Instruction: The entries below contain pictures. Retype everything except those pictures, exactly as given.

#### Recorded information ####

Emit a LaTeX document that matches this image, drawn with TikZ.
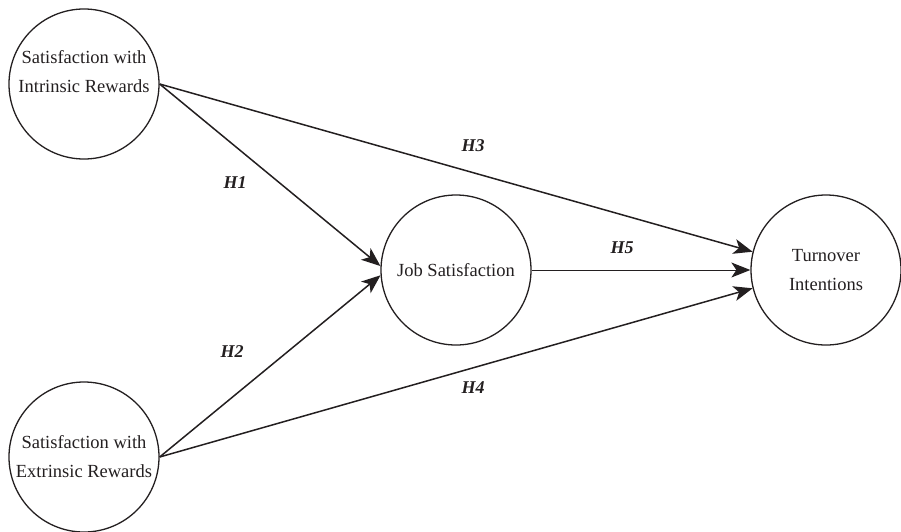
\documentclass[tikz,border=0pt]{standalone}
\usepackage{fontspec}
\setmainfont{Liberation Serif}
\usetikzlibrary{arrows.meta}
\definecolor{ink}{HTML}{231F20}

\begin{document}
\begin{tikzpicture}[
		x=1pt, y=-1pt,
		var/.style={draw=ink, circle, line width=1.3pt, minimum size=150pt, inner sep=0pt,
			align=center, text=ink, font=\fontsize{18.5}{29}\selectfont},
		txt/.style={align=center, text=ink, font=\fontsize{18.5}{29}\selectfont},
		hyp/.style={text=ink, font=\fontsize{18}{22}\selectfont\bfseries\itshape},
		path/.style={draw=ink, -{Stealth[length=19pt, width=15pt, inset=5pt]}, line width=1.5pt},
		>=Stealth
	]
	% page frame in pixels of the reference, y running down
	\useasboundingbox (0,0) rectangle (901,531);

	% the four constructs
	\node[var] (sir) at (84,84) {};
	\node[txt] (sirlab) at (84,72) {Satisfaction with\\Intrinsic Rewards};
	\node[var] (ser) at (84,457) {Satisfaction with\\Extrinsic Rewards};
	\node[var] (js) at (456,270) {Job Satisfaction};
	\node[var] (ti) at (826,270) {Turnover\\Intentions};

	% hypothesised paths
	\draw[path] (sir.east) -- (js.177);
	\draw[path] (ser.east) -- (js.184);
	\draw[path] (sir.east) -- (ti.166);
	\draw[path] (ser.east) -- (ti.194);
	\draw[path, line width=1pt] (js.east) -- (ti.west);

	\node[hyp] (h1) at (235,183) {H1};
	\node[hyp] (h2) at (232,352) {H2};
	\node[hyp] (h3) at (473,146) {H3};
	\node[hyp] (h4) at (473,388) {H4};
	\node[hyp] (h5) at (622,248) {H5};
\end{tikzpicture}
\end{document}
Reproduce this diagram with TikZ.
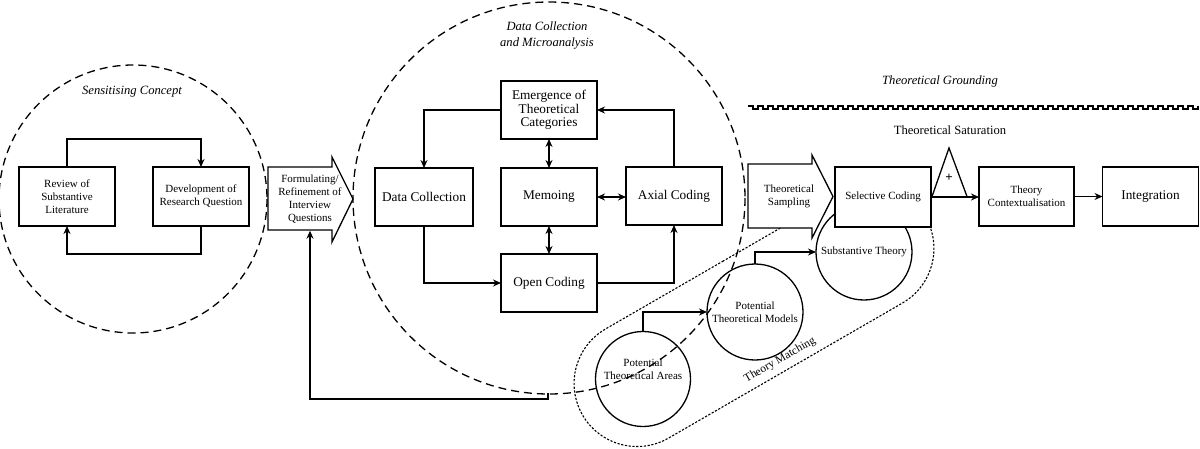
\documentclass[tikz,border=0pt]{standalone}
\usepackage{fontspec}
\setmainfont{Liberation Serif}
\usetikzlibrary{arrows.meta,shapes.misc,calc}
\tikzset{
  bigf/.style={font=\fontsize{13.3}{13.5}\selectfont},
  smallf/.style={font=\fontsize{11}{13}\selectfont},
  itf/.style={font=\fontsize{12.6}{16}\selectfont\itshape},
  box/.style={draw, line width=1.3pt, fill=white, align=center, inner sep=1pt, outer sep=0pt},
  circ/.style={draw, circle, line width=1.3pt, align=center, inner sep=0pt, outer sep=0pt, smallf},
  shp/.style={draw, line width=1.3pt, fill=white, line join=miter},
  arr/.style={line width=1.3pt, -{Stealth[length=8pt,width=7pt]}},
  darr/.style={line width=1.3pt, {Stealth[length=8pt,width=7pt]}-{Stealth[length=8pt,width=7pt]}},
  bigdash/.style={draw, line width=1.3pt, dash pattern=on 8pt off 5pt},
  dots/.style={draw, line width=1.1pt, dash pattern=on 2.2pt off 1.6pt}
}
\begin{document}
\begin{tikzpicture}[x=1pt,y=-1pt]
\useasboundingbox (0,0) rectangle (1200,448);
% dashed circles
\draw[bigdash] (133,199) circle[radius=134];
\draw[bigdash] (549,198) circle[radius=196];
\node[itf] (sc) at (132,92) {Sensitising Concept};
\node[itf, align=center] (dcm) at (547,35) {Data Collection\\and Microanalysis};
\node[itf] (tg) at (940,81) {Theoretical Grounding};
% square wave
\draw[line width=1.2pt] (748,106) \foreach \i in {1,...,45} { -- ++(5,0) -- ++(0,3) -- ++(5,0) -- ++(0,-3) };
\node[font=\fontsize{12.6}{15}\selectfont] (ts) at (950,130) {Theoretical Saturation};
% theory matching stadium
\node[rounded rectangle, dots, minimum width=396, minimum height=126, rotate=30, inner sep=0pt] (tm) at (754,316) {};
\node[rotate=30, font=\fontsize{11.5}{13}\selectfont] (tml) at (780,360) {Theory Matching};
% circles
\node[circ, minimum size=95] (pta) at (643,379) {};
\node[smallf, align=center] (ptat) at (643,369.5) {Potential\\Theoretical Areas};
\node[circ, minimum size=96] (ptm) at (755,312) {Potential\\Theoretical Models};
\node[circ, minimum size=96] (st) at (864,252) {Substantive Theory};
% left part
\node[box, smallf, minimum width=96, minimum height=59] (rev) at (67,196.5) {Review of\\Substantive\\Literature};
\node[box, smallf, minimum width=96, minimum height=59] (dev) at (201,196.5) {Development of\\Research Question};
\draw[arr] (rev.north) -- ++(0,-28) -| (dev.north);
\draw[arr] (dev.south) -- ++(0,28) -| (rev.south);
% formulating arrow
\draw[shp] (268,167) -- (332,167) -- (332,157) -- (353,199) -- (332,242) -- (332,230) -- (268,230) -- cycle;
\node[smallf, align=center, minimum height=63, inner sep=0pt] (form) at (310,199) {Formulating/\\Refinement of\\Interview\\Questions};
% data collection boxes
\node[box, bigf, minimum width=96, minimum height=58] (emer) at (549,110) {Emergence of\\Theoretical\\Categories};
\node[box, bigf, minimum width=98, minimum height=58] (dcol) at (424,197) {Data Collection};
\node[box, bigf, minimum width=96, minimum height=58] (memo) at (549,197) {Memoing};
\node[box, bigf, minimum width=96, minimum height=58] (axial) at (674,196) {Axial Coding};
\node[box, bigf, minimum width=96, minimum height=58] (open) at (549,283) {Open Coding};
\draw[arr] (emer.west) -| (dcol.north);
\draw[arr] (dcol.south) |- (open.west);
\draw[arr] (open.east) -| (axial.south);
\draw[arr] (axial.north) |- (emer.east);
\draw[darr] (emer.south) -- (memo.north);
\draw[darr] (memo.south) -- (open.north);
\draw[darr] (memo.east) -- (memo.east -| axial.west);
% right part
\draw[shp] (748,164) -- (812,164) -- (812,155) -- (833,196.5) -- (812,238) -- (812,228) -- (748,228) -- cycle;
\node[smallf, align=center] (samp) at (789,196) {Theoretical\\Sampling};
\node[box, smallf, minimum width=96, minimum height=60] (sel) at (883,197) {Selective Coding};
\node[box, smallf, minimum width=95, minimum height=59] (ctx) at (1026.5,196.5) {Theory\\Contextualisation};
\node[box, bigf, minimum width=96, minimum height=59] (integ) at (1150.5,196.5) {Integration};
\draw[line width=1.3pt, line join=miter] (932,196.5) -- (949,148) -- (967,196.5);
\node[font=\fontsize{13}{13}\selectfont\bfseries] (plus) at (949,178) {+};
\draw[arr] (sel.east) -- (sel.east -| ctx.west);
\draw[arr] (ctx.east) -- (ctx.east -| integ.west);
\draw[arr] (pta.north) |- (ptm.west);
\draw[arr] (ptm.north) |- (st.west);
% feedback
\coordinate (fbk) at (548,393);
\draw[arr] (fbk) -- ++(0,6) -| (form.south);
\end{tikzpicture}
\end{document}
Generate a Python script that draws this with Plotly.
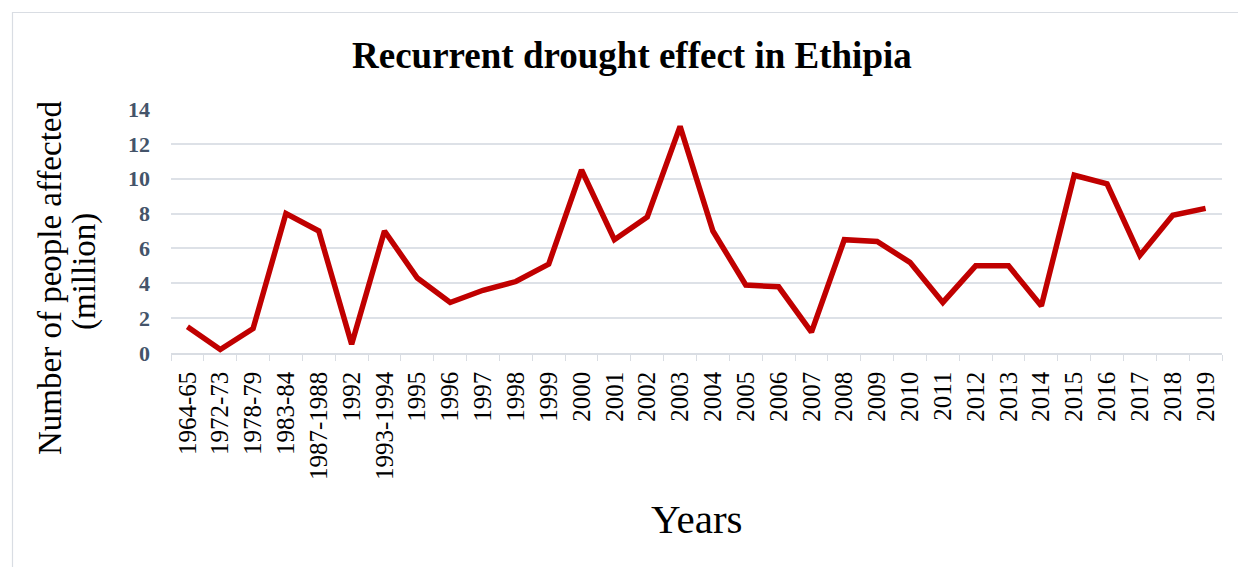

####

The result:
Emit a LaTeX document that matches this image, drawn with TikZ.
\documentclass[tikz,border=0pt]{standalone}
\usepackage{fontspec}
\setmainfont{Liberation Serif}
\usetikzlibrary{arrows.meta}
\definecolor{ink}{HTML}{231F20}

\begin{document}
\begin{tikzpicture}[
		x=1pt, y=-1pt,
		var/.style={draw=ink, circle, line width=1.3pt, minimum size=150pt, inner sep=0pt,
			align=center, text=ink, font=\fontsize{18.5}{29}\selectfont},
		txt/.style={align=center, text=ink, font=\fontsize{18.5}{29}\selectfont},
		hyp/.style={text=ink, font=\fontsize{18}{22}\selectfont\bfseries\itshape},
		path/.style={draw=ink, -{Stealth[length=19pt, width=15pt, inset=5pt]}, line width=1.5pt},
		>=Stealth
	]
	% page frame in pixels of the reference, y running down
	\useasboundingbox (0,0) rectangle (901,531);

	% the four constructs
	\node[var] (sir) at (84,84) {};
	\node[txt] (sirlab) at (84,72) {Satisfaction with\\Intrinsic Rewards};
	\node[var] (ser) at (84,457) {Satisfaction with\\Extrinsic Rewards};
	\node[var] (js) at (456,270) {Job Satisfaction};
	\node[var] (ti) at (826,270) {Turnover\\Intentions};

	% hypothesised paths
	\draw[path] (sir.east) -- (js.177);
	\draw[path] (ser.east) -- (js.184);
	\draw[path] (sir.east) -- (ti.166);
	\draw[path] (ser.east) -- (ti.194);
	\draw[path, line width=1pt] (js.east) -- (ti.west);

	\node[hyp] (h1) at (235,183) {H1};
	\node[hyp] (h2) at (232,352) {H2};
	\node[hyp] (h3) at (473,146) {H3};
	\node[hyp] (h4) at (473,388) {H4};
	\node[hyp] (h5) at (622,248) {H5};
\end{tikzpicture}
\end{document}
Reproduce this diagram with TikZ.
\documentclass[tikz,border=0pt]{standalone}
\usepackage{fontspec}
\setmainfont{Liberation Serif}
\usetikzlibrary{arrows.meta,shapes.misc,calc}
\tikzset{
  bigf/.style={font=\fontsize{13.3}{13.5}\selectfont},
  smallf/.style={font=\fontsize{11}{13}\selectfont},
  itf/.style={font=\fontsize{12.6}{16}\selectfont\itshape},
  box/.style={draw, line width=1.3pt, fill=white, align=center, inner sep=1pt, outer sep=0pt},
  circ/.style={draw, circle, line width=1.3pt, align=center, inner sep=0pt, outer sep=0pt, smallf},
  shp/.style={draw, line width=1.3pt, fill=white, line join=miter},
  arr/.style={line width=1.3pt, -{Stealth[length=8pt,width=7pt]}},
  darr/.style={line width=1.3pt, {Stealth[length=8pt,width=7pt]}-{Stealth[length=8pt,width=7pt]}},
  bigdash/.style={draw, line width=1.3pt, dash pattern=on 8pt off 5pt},
  dots/.style={draw, line width=1.1pt, dash pattern=on 2.2pt off 1.6pt}
}
\begin{document}
\begin{tikzpicture}[x=1pt,y=-1pt]
\useasboundingbox (0,0) rectangle (1200,448);
% dashed circles
\draw[bigdash] (133,199) circle[radius=134];
\draw[bigdash] (549,198) circle[radius=196];
\node[itf] (sc) at (132,92) {Sensitising Concept};
\node[itf, align=center] (dcm) at (547,35) {Data Collection\\and Microanalysis};
\node[itf] (tg) at (940,81) {Theoretical Grounding};
% square wave
\draw[line width=1.2pt] (748,106) \foreach \i in {1,...,45} { -- ++(5,0) -- ++(0,3) -- ++(5,0) -- ++(0,-3) };
\node[font=\fontsize{12.6}{15}\selectfont] (ts) at (950,130) {Theoretical Saturation};
% theory matching stadium
\node[rounded rectangle, dots, minimum width=396, minimum height=126, rotate=30, inner sep=0pt] (tm) at (754,316) {};
\node[rotate=30, font=\fontsize{11.5}{13}\selectfont] (tml) at (780,360) {Theory Matching};
% circles
\node[circ, minimum size=95] (pta) at (643,379) {};
\node[smallf, align=center] (ptat) at (643,369.5) {Potential\\Theoretical Areas};
\node[circ, minimum size=96] (ptm) at (755,312) {Potential\\Theoretical Models};
\node[circ, minimum size=96] (st) at (864,252) {Substantive Theory};
% left part
\node[box, smallf, minimum width=96, minimum height=59] (rev) at (67,196.5) {Review of\\Substantive\\Literature};
\node[box, smallf, minimum width=96, minimum height=59] (dev) at (201,196.5) {Development of\\Research Question};
\draw[arr] (rev.north) -- ++(0,-28) -| (dev.north);
\draw[arr] (dev.south) -- ++(0,28) -| (rev.south);
% formulating arrow
\draw[shp] (268,167) -- (332,167) -- (332,157) -- (353,199) -- (332,242) -- (332,230) -- (268,230) -- cycle;
\node[smallf, align=center, minimum height=63, inner sep=0pt] (form) at (310,199) {Formulating/\\Refinement of\\Interview\\Questions};
% data collection boxes
\node[box, bigf, minimum width=96, minimum height=58] (emer) at (549,110) {Emergence of\\Theoretical\\Categories};
\node[box, bigf, minimum width=98, minimum height=58] (dcol) at (424,197) {Data Collection};
\node[box, bigf, minimum width=96, minimum height=58] (memo) at (549,197) {Memoing};
\node[box, bigf, minimum width=96, minimum height=58] (axial) at (674,196) {Axial Coding};
\node[box, bigf, minimum width=96, minimum height=58] (open) at (549,283) {Open Coding};
\draw[arr] (emer.west) -| (dcol.north);
\draw[arr] (dcol.south) |- (open.west);
\draw[arr] (open.east) -| (axial.south);
\draw[arr] (axial.north) |- (emer.east);
\draw[darr] (emer.south) -- (memo.north);
\draw[darr] (memo.south) -- (open.north);
\draw[darr] (memo.east) -- (memo.east -| axial.west);
% right part
\draw[shp] (748,164) -- (812,164) -- (812,155) -- (833,196.5) -- (812,238) -- (812,228) -- (748,228) -- cycle;
\node[smallf, align=center] (samp) at (789,196) {Theoretical\\Sampling};
\node[box, smallf, minimum width=96, minimum height=60] (sel) at (883,197) {Selective Coding};
\node[box, smallf, minimum width=95, minimum height=59] (ctx) at (1026.5,196.5) {Theory\\Contextualisation};
\node[box, bigf, minimum width=96, minimum height=59] (integ) at (1150.5,196.5) {Integration};
\draw[line width=1.3pt, line join=miter] (932,196.5) -- (949,148) -- (967,196.5);
\node[font=\fontsize{13}{13}\selectfont\bfseries] (plus) at (949,178) {+};
\draw[arr] (sel.east) -- (sel.east -| ctx.west);
\draw[arr] (ctx.east) -- (ctx.east -| integ.west);
\draw[arr] (pta.north) |- (ptm.west);
\draw[arr] (ptm.north) |- (st.west);
% feedback
\coordinate (fbk) at (548,393);
\draw[arr] (fbk) -- ++(0,6) -| (form.south);
\end{tikzpicture}
\end{document}
Generate a Python script that draws this with Plotly.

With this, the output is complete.